• RAW DATA
________

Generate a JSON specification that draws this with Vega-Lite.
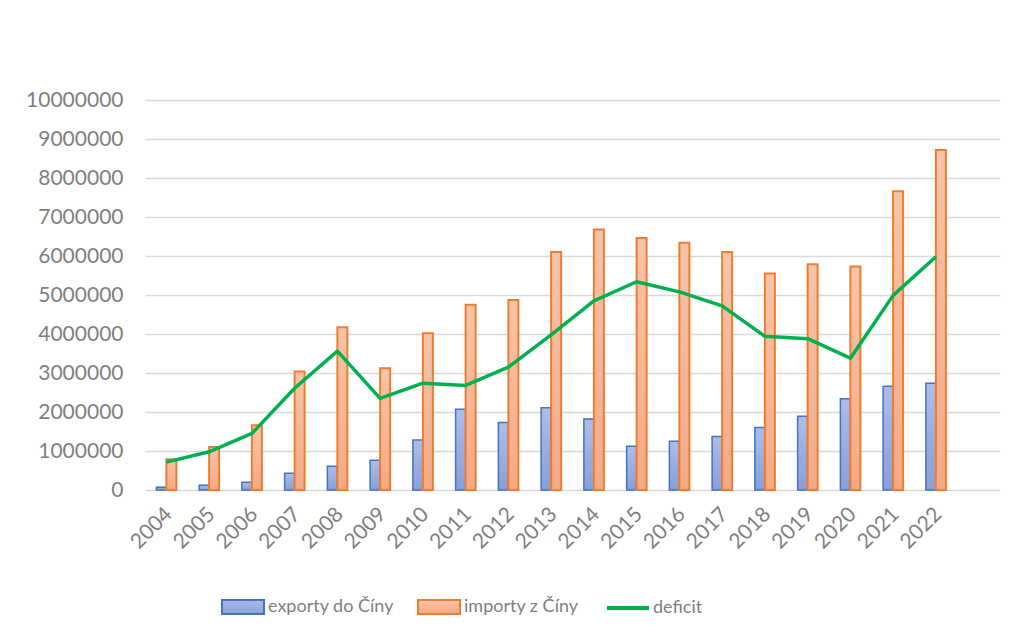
{
  "$schema": "https://vega.github.io/schema/vega-lite/v6.json",
  "width": 855,
  "height": 390,
  "autosize": {"type": "none"},
  "padding": {"left": 145, "top": 100, "right": 16, "bottom": 154},
  "background": "white",
  "config": {
    "font": "Lato",
    "view": {"stroke": null},
    "axis": {"labelFont": "Lato", "labelColor": "#7F7F7F", "labelFontSize": 21, "domain": false, "ticks": false, "title": null, "labelOverlap": false},
    "axisY": {"values": [0,1000000,2000000,3000000,4000000,5000000,6000000,7000000,8000000,9000000,10000000], "format": "d", "labelPadding": 22, "gridColor": "#D9D9D9", "gridWidth": 1.5}
  },
  "data": {
    "values": [
      {"rok": "2004", "export": 70000, "import": 790000, "deficit": 715000},
      {"rok": "2005", "export": 120000, "import": 1100000, "deficit": 980000},
      {"rok": "2006", "export": 200000, "import": 1660000, "deficit": 1450000},
      {"rok": "2007", "export": 430000, "import": 3040000, "deficit": 2610000},
      {"rok": "2008", "export": 610000, "import": 4170000, "deficit": 3560000},
      {"rok": "2009", "export": 760000, "import": 3120000, "deficit": 2350000},
      {"rok": "2010", "export": 1280000, "import": 4020000, "deficit": 2740000},
      {"rok": "2011", "export": 2070000, "import": 4750000, "deficit": 2680000},
      {"rok": "2012", "export": 1730000, "import": 4870000, "deficit": 3150000},
      {"rok": "2013", "export": 2110000, "import": 6100000, "deficit": 3980000},
      {"rok": "2014", "export": 1820000, "import": 6680000, "deficit": 4850000},
      {"rok": "2015", "export": 1120000, "import": 6460000, "deficit": 5340000},
      {"rok": "2016", "export": 1250000, "import": 6340000, "deficit": 5080000},
      {"rok": "2017", "export": 1370000, "import": 6100000, "deficit": 4720000},
      {"rok": "2018", "export": 1600000, "import": 5550000, "deficit": 3940000},
      {"rok": "2019", "export": 1890000, "import": 5790000, "deficit": 3880000},
      {"rok": "2020", "export": 2340000, "import": 5730000, "deficit": 3380000},
      {"rok": "2021", "export": 2660000, "import": 7660000, "deficit": 4990000},
      {"rok": "2022", "export": 2740000, "import": 8720000, "deficit": 5980000}
    ]
  },
  "encoding": {
    "x": {
      "field": "rok",
      "type": "nominal",
      "scale": {
        "domain": ["2004","2005","2006","2007","2008","2009","2010","2011","2012","2013","2014","2015","2016","2017","2018","2019","2020","2021","2022"," "],
        "paddingInner": 0.532,
        "paddingOuter": 0.266
      },
      "axis": {"labelAngle": -45, "labelPadding": 13, "labelOffset": -5, "grid": false}
    }
  },
  "layer": [
    {
      "mark": {
        "type": "bar",
        "fill": {"gradient": "linear", "x1": 0, "y1": 0, "x2": 0, "y2": 1, "stops": [{"offset": 0, "color": "#AEBDE7"}, {"offset": 1, "color": "#8A9FD6"}]},
        "stroke": "#4472C4",
        "strokeWidth": 1.5
      },
      "encoding": {
        "xOffset": {"datum": "exporty do Číny", "scale": {"domain": ["exporty do Číny", "importy z Číny"], "paddingInner": 0, "paddingOuter": 0}},
        "y": {
          "field": "export",
          "type": "quantitative",
          "scale": {"domain": [0, 10000000]}
        }
      }
    },
    {
      "mark": {
        "type": "bar",
        "fill": {"gradient": "linear", "x1": 0, "y1": 0, "x2": 0, "y2": 1, "stops": [{"offset": 0, "color": "#F8C4A8"}, {"offset": 1, "color": "#F4A984"}]},
        "stroke": "#ED7D31",
        "strokeWidth": 2
      },
      "encoding": {
        "xOffset": {"datum": "importy z Číny"},
        "y": {"field": "import", "type": "quantitative"}
      }
    },
    {
      "mark": {"type": "line", "strokeWidth": 3.5, "strokeJoin": "round"},
      "encoding": {
        "y": {"field": "deficit", "type": "quantitative"},
        "color": {
          "datum": "deficit",
          "scale": {"domain": ["exporty do Číny", "importy z Číny", "deficit"], "range": ["#4472C4", "#ED7D31", "#00B050"]},
          "legend": {
            "title": null,
            "orient": "none",
            "direction": "horizontal",
            "legendX": 89,
            "legendY": 498,
            "labelFont": "Lato",
            "labelFontSize": 18,
            "labelColor": "#7F7F7F",
            "labelOffset": 16,
            "columnPadding": 20,
            "symbolSize": 1764,
            "symbolType": "stroke",
            "symbolStrokeWidth": 2,
            "encode": {
              "symbols": {
                "update": {
                  "shape": {"signal": "datum.value === 'deficit' ? 'stroke' : 'M-1,-0.33H1V0.33H-1Z'"},
                  "stroke": {"signal": "datum.value === 'deficit' ? '#00B050' : (datum.value === 'exporty do Číny' ? '#4472C4' : '#ED7D31')"},
                  "strokeOpacity": {"value": 1},
                  "fill": {"signal": "datum.value === 'deficit' ? 'transparent' : (datum.value === 'exporty do Číny' ? {gradient: 'linear', x1: 0, y1: 0, x2: 0, y2: 1, stops: [{offset: 0, color: '#AEBDE7'}, {offset: 1, color: '#8A9FD6'}]} : {gradient: 'linear', x1: 0, y1: 0, x2: 0, y2: 1, stops: [{offset: 0, color: '#F8C4A8'}, {offset: 1, color: '#F4A984'}]})"},
                  "strokeWidth": {"signal": "datum.value === 'deficit' ? 4 : 2"},
                  "opacity": {"value": 1}
                }
              }
            }
          }
        }
      }
    }
  ]
}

________

• THE TASK
Leave the images out and output the remaining material exactly as it stands.

• REPLY
Generate a JSON specification that draws this with Vega-Lite.
{
  "$schema": "https://vega.github.io/schema/vega-lite/v6.json",
  "width": 855,
  "height": 390,
  "autosize": {"type": "none"},
  "padding": {"left": 145, "top": 100, "right": 16, "bottom": 154},
  "background": "white",
  "config": {
    "font": "Lato",
    "view": {"stroke": null},
    "axis": {"labelFont": "Lato", "labelColor": "#7F7F7F", "labelFontSize": 21, "domain": false, "ticks": false, "title": null, "labelOverlap": false},
    "axisY": {"values": [0,1000000,2000000,3000000,4000000,5000000,6000000,7000000,8000000,9000000,10000000], "format": "d", "labelPadding": 22, "gridColor": "#D9D9D9", "gridWidth": 1.5}
  },
  "data": {
    "values": [
      {"rok": "2004", "export": 70000, "import": 790000, "deficit": 715000},
      {"rok": "2005", "export": 120000, "import": 1100000, "deficit": 980000},
      {"rok": "2006", "export": 200000, "import": 1660000, "deficit": 1450000},
      {"rok": "2007", "export": 430000, "import": 3040000, "deficit": 2610000},
      {"rok": "2008", "export": 610000, "import": 4170000, "deficit": 3560000},
      {"rok": "2009", "export": 760000, "import": 3120000, "deficit": 2350000},
      {"rok": "2010", "export": 1280000, "import": 4020000, "deficit": 2740000},
      {"rok": "2011", "export": 2070000, "import": 4750000, "deficit": 2680000},
      {"rok": "2012", "export": 1730000, "import": 4870000, "deficit": 3150000},
      {"rok": "2013", "export": 2110000, "import": 6100000, "deficit": 3980000},
      {"rok": "2014", "export": 1820000, "import": 6680000, "deficit": 4850000},
      {"rok": "2015", "export": 1120000, "import": 6460000, "deficit": 5340000},
      {"rok": "2016", "export": 1250000, "import": 6340000, "deficit": 5080000},
      {"rok": "2017", "export": 1370000, "import": 6100000, "deficit": 4720000},
      {"rok": "2018", "export": 1600000, "import": 5550000, "deficit": 3940000},
      {"rok": "2019", "export": 1890000, "import": 5790000, "deficit": 3880000},
      {"rok": "2020", "export": 2340000, "import": 5730000, "deficit": 3380000},
      {"rok": "2021", "export": 2660000, "import": 7660000, "deficit": 4990000},
      {"rok": "2022", "export": 2740000, "import": 8720000, "deficit": 5980000}
    ]
  },
  "encoding": {
    "x": {
      "field": "rok",
      "type": "nominal",
      "scale": {
        "domain": ["2004","2005","2006","2007","2008","2009","2010","2011","2012","2013","2014","2015","2016","2017","2018","2019","2020","2021","2022"," "],
        "paddingInner": 0.532,
        "paddingOuter": 0.266
      },
      "axis": {"labelAngle": -45, "labelPadding": 13, "labelOffset": -5, "grid": false}
    }
  },
  "layer": [
    {
      "mark": {
        "type": "bar",
        "fill": {"gradient": "linear", "x1": 0, "y1": 0, "x2": 0, "y2": 1, "stops": [{"offset": 0, "color": "#AEBDE7"}, {"offset": 1, "color": "#8A9FD6"}]},
        "stroke": "#4472C4",
        "strokeWidth": 1.5
      },
      "encoding": {
        "xOffset": {"datum": "exporty do Číny", "scale": {"domain": ["exporty do Číny", "importy z Číny"], "paddingInner": 0, "paddingOuter": 0}},
        "y": {
          "field": "export",
          "type": "quantitative",
          "scale": {"domain": [0, 10000000]}
        }
      }
    },
    {
      "mark": {
        "type": "bar",
        "fill": {"gradient": "linear", "x1": 0, "y1": 0, "x2": 0, "y2": 1, "stops": [{"offset": 0, "color": "#F8C4A8"}, {"offset": 1, "color": "#F4A984"}]},
        "stroke": "#ED7D31",
        "strokeWidth": 2
      },
      "encoding": {
        "xOffset": {"datum": "importy z Číny"},
        "y": {"field": "import", "type": "quantitative"}
      }
    },
    {
      "mark": {"type": "line", "strokeWidth": 3.5, "strokeJoin": "round"},
      "encoding": {
        "y": {"field": "deficit", "type": "quantitative"},
        "color": {
          "datum": "deficit",
          "scale": {"domain": ["exporty do Číny", "importy z Číny", "deficit"], "range": ["#4472C4", "#ED7D31", "#00B050"]},
          "legend": {
            "title": null,
            "orient": "none",
            "direction": "horizontal",
            "legendX": 89,
            "legendY": 498,
            "labelFont": "Lato",
            "labelFontSize": 18,
            "labelColor": "#7F7F7F",
            "labelOffset": 16,
            "columnPadding": 20,
            "symbolSize": 1764,
            "symbolType": "stroke",
            "symbolStrokeWidth": 2,
            "encode": {
              "symbols": {
                "update": {
                  "shape": {"signal": "datum.value === 'deficit' ? 'stroke' : 'M-1,-0.33H1V0.33H-1Z'"},
                  "stroke": {"signal": "datum.value === 'deficit' ? '#00B050' : (datum.value === 'exporty do Číny' ? '#4472C4' : '#ED7D31')"},
                  "strokeOpacity": {"value": 1},
                  "fill": {"signal": "datum.value === 'deficit' ? 'transparent' : (datum.value === 'exporty do Číny' ? {gradient: 'linear', x1: 0, y1: 0, x2: 0, y2: 1, stops: [{offset: 0, color: '#AEBDE7'}, {offset: 1, color: '#8A9FD6'}]} : {gradient: 'linear', x1: 0, y1: 0, x2: 0, y2: 1, stops: [{offset: 0, color: '#F8C4A8'}, {offset: 1, color: '#F4A984'}]})"},
                  "strokeWidth": {"signal": "datum.value === 'deficit' ? 4 : 2"},
                  "opacity": {"value": 1}
                }
              }
            }
          }
        }
      }
    }
  ]
}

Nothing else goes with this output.